Sep. 9th, 2006 02:35 am (UTC)
Yeah -- when I was a senior in high school, we read the Hollow Men ("We are the hollow men. We are the stuffed men. . . . This is the way the world ends. This is the way the world ends. This is the way the world ends, not with a bang but a whimper.") And yes, I remember those lines from senior year in high school, although I had a tough time with the imagery at the time.

But I did Prufrock as a sophomore in college (I think) and have adored it every since. Did you see the reference to the Crash Test Dummies song that talks about the poem?
Sep. 9th, 2006 04:04 pm (UTC)
I memorized a great deal of this poem while in high school and it still sticks with me. Every time I need to make a decision or feel sure or when I eat a peach, lines pop into my head.
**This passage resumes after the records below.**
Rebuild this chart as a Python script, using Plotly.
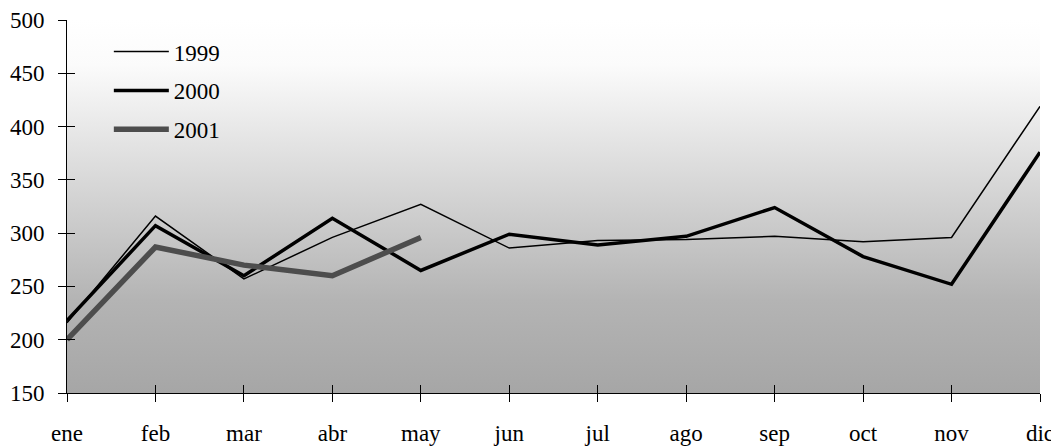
import base64
import plotly.graph_objects as go

months = ["ene", "feb", "mar", "abr", "may", "jun", "jul", "ago", "sep", "oct", "nov", "dic"]
s1999 = [216, 316, 257, 296, 327, 286, 293, 294, 297, 292, 296, 419]
s2000 = [218, 307, 260, 314, 265, 299, 289, 297, 324, 278, 252, 376]
s2001 = [200, 287, 270, 260, 296]
y_ticks = [150, 200, 250, 300, 350, 400, 450, 500]

FONT = "Liberation Serif"
FS = 23

svg = (
    '<svg xmlns="http://www.w3.org/2000/svg" width="100" height="100" preserveAspectRatio="none">'
    '<defs><linearGradient id="g" x1="0" y1="0" x2="0" y2="1">'
    '<stop offset="0" stop-color="#ffffff"/>'
    '<stop offset="0.12" stop-color="#fbfbfb"/>'
    '<stop offset="0.45" stop-color="#d6d6d6"/>'
    '<stop offset="0.75" stop-color="#b4b4b4"/>'
    '<stop offset="1" stop-color="#a6a6a6"/>'
    '</linearGradient></defs>'
    '<rect width="100" height="100" fill="url(#g)"/></svg>'
)
src = "data:image/svg+xml;base64," + base64.b64encode(svg.encode()).decode()

fig = go.Figure()
fig.add_trace(go.Scatter(x=months, y=s1999, name="1999", mode="lines",
                         line=dict(color="#000000", width=1.5), legendgroup="a"))
fig.add_trace(go.Scatter(x=months, y=s2000, name="2000", mode="lines",
                         line=dict(color="#000000", width=3.5), legendgroup="b"))
fig.add_trace(go.Scatter(x=months[:len(s2001)], y=s2001, name="2001", mode="lines",
                         line=dict(color="#4d4d4d", width=5.5), legendgroup="c"))
# empty helper trace so the overlay axes (inner half of the crossing ticks) are drawn
fig.add_trace(go.Scatter(x=[], y=[], mode="none", xaxis="x2", yaxis="y2",
                         showlegend=False, hoverinfo="skip"))

fig.update_layout(
    width=1051, height=439,
    margin=dict(l=59, r=19, t=12, b=54),
    paper_bgcolor="white",
    plot_bgcolor="rgba(0,0,0,0)",
    font=dict(family=FONT, size=FS, color="#000000"),
    images=[dict(source=src, xref="paper", yref="paper", x=0, y=1, sizex=1, sizey=1,
                 sizing="stretch", xanchor="left", yanchor="top", layer="below")],
    showlegend=True,
    legend=dict(x=0.043, y=0.973, xanchor="left", yanchor="top",
                bgcolor="rgba(0,0,0,0)", tracegroupgap=6, itemwidth=55,
                font=dict(family=FONT, size=FS)),
    xaxis=dict(type="category", range=[0, 11], showgrid=False, zeroline=False,
               automargin=False,
               showline=True, linecolor="#000000", linewidth=1,
               ticks="outside", ticklen=8, tickcolor="#000000", tickwidth=1,
               ticklabelstandoff=11, tickfont=dict(family=FONT, size=FS)),
    yaxis=dict(range=[150, 500], tickvals=y_ticks, showgrid=False, zeroline=False,
               automargin=False,
               showline=True, linecolor="#000000", linewidth=1,
               ticks="outside", ticklen=8, tickcolor="#000000", tickwidth=1,
               ticklabelstandoff=9, tickfont=dict(family=FONT, size=FS)),
    xaxis2=dict(overlaying="x", range=[0, 11], tickvals=list(range(len(months))),
                showticklabels=False, ticks="inside", ticklen=8, tickcolor="#000000",
                tickwidth=1, showgrid=False, zeroline=False, showline=False,
                automargin=False, side="bottom", anchor="y2"),
    yaxis2=dict(overlaying="y", range=[150, 500], tickvals=y_ticks,
                showticklabels=False, ticks="inside", ticklen=8, tickcolor="#000000",
                tickwidth=1, showgrid=False, zeroline=False, showline=False,
                automargin=False, side="left", anchor="x2"),
)

fig.write_html("out.html")
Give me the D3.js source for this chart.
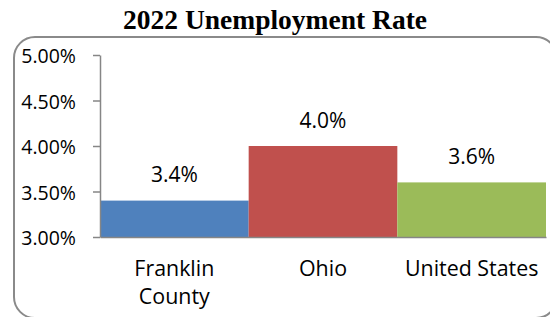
<!DOCTYPE html>
<html>
<head>
<meta charset="utf-8">
<script src="https://cdn.jsdelivr.net/npm/d3@7"></script>
<style>
  html, body { margin: 0; padding: 0; background: #fff; overflow: hidden; }
  svg { display: block; }
</style>
</head>
<body>
<svg id="chart" width="550" height="317"></svg>
<script>
const title = "2022 Unemployment Rate";
const categories = ["Franklin County", "Ohio", "United States"];
const categoryLines = [["Franklin", "County"], ["Ohio"], ["United States"]];
const values = [0.034, 0.040, 0.036];
const colors = ["#4F81BD", "#C0504D", "#9BBB59"];
const yTicks = [0.03, 0.035, 0.04, 0.045, 0.05];
const yDomain = [0.03, 0.05];

const svg = d3.select("#chart");
const font = "'Open Sans', sans-serif";

// outer rounded border (right side runs off the canvas)
const bx0 = 14, by0 = 37, bx1 = 557, by1 = 318, br = 21;
const p = d3.path();
p.moveTo(bx1, by0 + br);
p.arcTo(bx1, by0, bx1 - br, by0, br);
p.lineTo(bx0 + br, by0);
p.arcTo(bx0, by0, bx0, by0 + br, br);
p.lineTo(bx0, by1 - br);
p.arcTo(bx0, by1, bx0 + br, by1, br);
p.lineTo(bx1 - br, by1);
p.arcTo(bx1, by1, bx1, by1 - br, br);
svg.append("path")
  .attr("d", p.toString())
  .attr("fill", "none")
  .attr("stroke", "#8a8a8a")
  .attr("stroke-width", 2);

// title
svg.append("text")
  .attr("x", 275).attr("y", 29)
  .attr("text-anchor", "middle")
  .style("font-family", "'Liberation Serif', 'Times New Roman', serif")
  .style("font-weight", "bold")
  .style("font-size", "27.5px")
  .attr("fill", "#000")
  .text(title);

const x = d3.scaleBand().domain(categories).range([100, 546]).padding(0);
const y = d3.scaleLinear().domain(yDomain).range([237, 55]);

// bars
svg.append("g").selectAll("rect")
  .data(categories)
  .join("rect")
  .attr("x", d => x(d))
  .attr("y", (d, i) => y(values[i]))
  .attr("width", x.bandwidth())
  .attr("height", (d, i) => y(yDomain[0]) - y(values[i]))
  .attr("fill", (d, i) => colors[i]);

// y axis
const yAxis = svg.append("g")
  .attr("transform", "translate(100,0)")
  .call(d3.axisLeft(y).tickValues(yTicks).tickFormat(d3.format(".2%")).tickSize(7).tickSizeOuter(0).tickPadding(17));
yAxis.attr("font-size", null).attr("font-family", null);
yAxis.select(".domain").attr("stroke", "#868686").attr("stroke-width", 1.5);
yAxis.selectAll(".tick line").attr("stroke", "#868686").attr("stroke-width", 1.5);
yAxis.selectAll(".tick text")
  .attr("dy", "0.4em")
  .style("font-family", font).style("font-size", "19.5px").attr("fill", "#000");

// x axis
const xAxis = svg.append("g")
  .attr("transform", "translate(0,237)")
  .call(d3.axisBottom(x).tickSize(0).tickSizeOuter(0).tickFormat(""));
xAxis.select(".domain").attr("stroke", "#868686").attr("stroke-width", 1.5);
xAxis.selectAll(".tick text").remove();

// category labels
const catG = svg.append("g");
categories.forEach((c, i) => {
  const t = catG.append("text")
    .attr("x", x(c) + x.bandwidth() / 2)
    .attr("y", 276)
    .attr("text-anchor", "middle")
    .style("font-family", font)
    .style("font-size", "21.4px")
    .attr("fill", "#000");
  categoryLines[i].forEach((line, j) => {
    t.append("tspan")
      .attr("x", x(c) + x.bandwidth() / 2)
      .attr("dy", j === 0 ? 0 : 28)
      .text(line);
  });
});

// data labels
svg.append("g").selectAll("text")
  .data(categories)
  .join("text")
  .attr("x", d => x(d) + x.bandwidth() / 2)
  .attr("y", (d, i) => y(values[i]) - 18.5)
  .attr("text-anchor", "middle")
  .style("font-family", font)
  .style("font-size", "21px")
  .attr("fill", "#000")
  .text((d, i) => d3.format(".1%")(values[i]));
</script>
</body>
</html>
It's a great poem. Thanks for the post.
Sep. 9th, 2006 04:57 pm (UTC)
What? You dare to eat a peach?

I'm glad to hear so many folks like this one as much as I do.
Sep. 11th, 2006 03:23 am (UTC)
It is also another iteration of the theme of "The Hollow Men" which you mentioned: the impotence of modern humankind in the face of a superficial, technological and sometimes soulless modern society. Prufrock's own fears about his literal impotence when he questions, "will I have the strength to force the moment to its crisis?" reinforces this so nicely. Even when striving for meaning, personal fulfillment and spiritual transcendence it sometimes all comes back to sex for some reason, doesn't it? My question about this poem has to do with the Michelangelo reference X2. Is Eliot suggesting that art and the artist are only able to represent this despair? Or is art able to bridge those gaps between people, giving them that transcendent experience and that connection with others? As an optimist, I preach the latter, no matter what that affected faux-Englishman Eliot would say. Keep eating the peaches!

Sep. 11th, 2006 12:05 pm (UTC)
Re: Prufrock
Man, give someone a Master's Degree and watch them roll!

Another possible interpretation of the Michelangelo refrain is that the women spend their time talking about esoteric (my preferred spin) or even superficial topics, rather than focusing on the realities of emotion and the extant social condition, and/or that the women are pretentious. This is not nearly as upbeat a take on it as yours, yet it's the one I usually give it.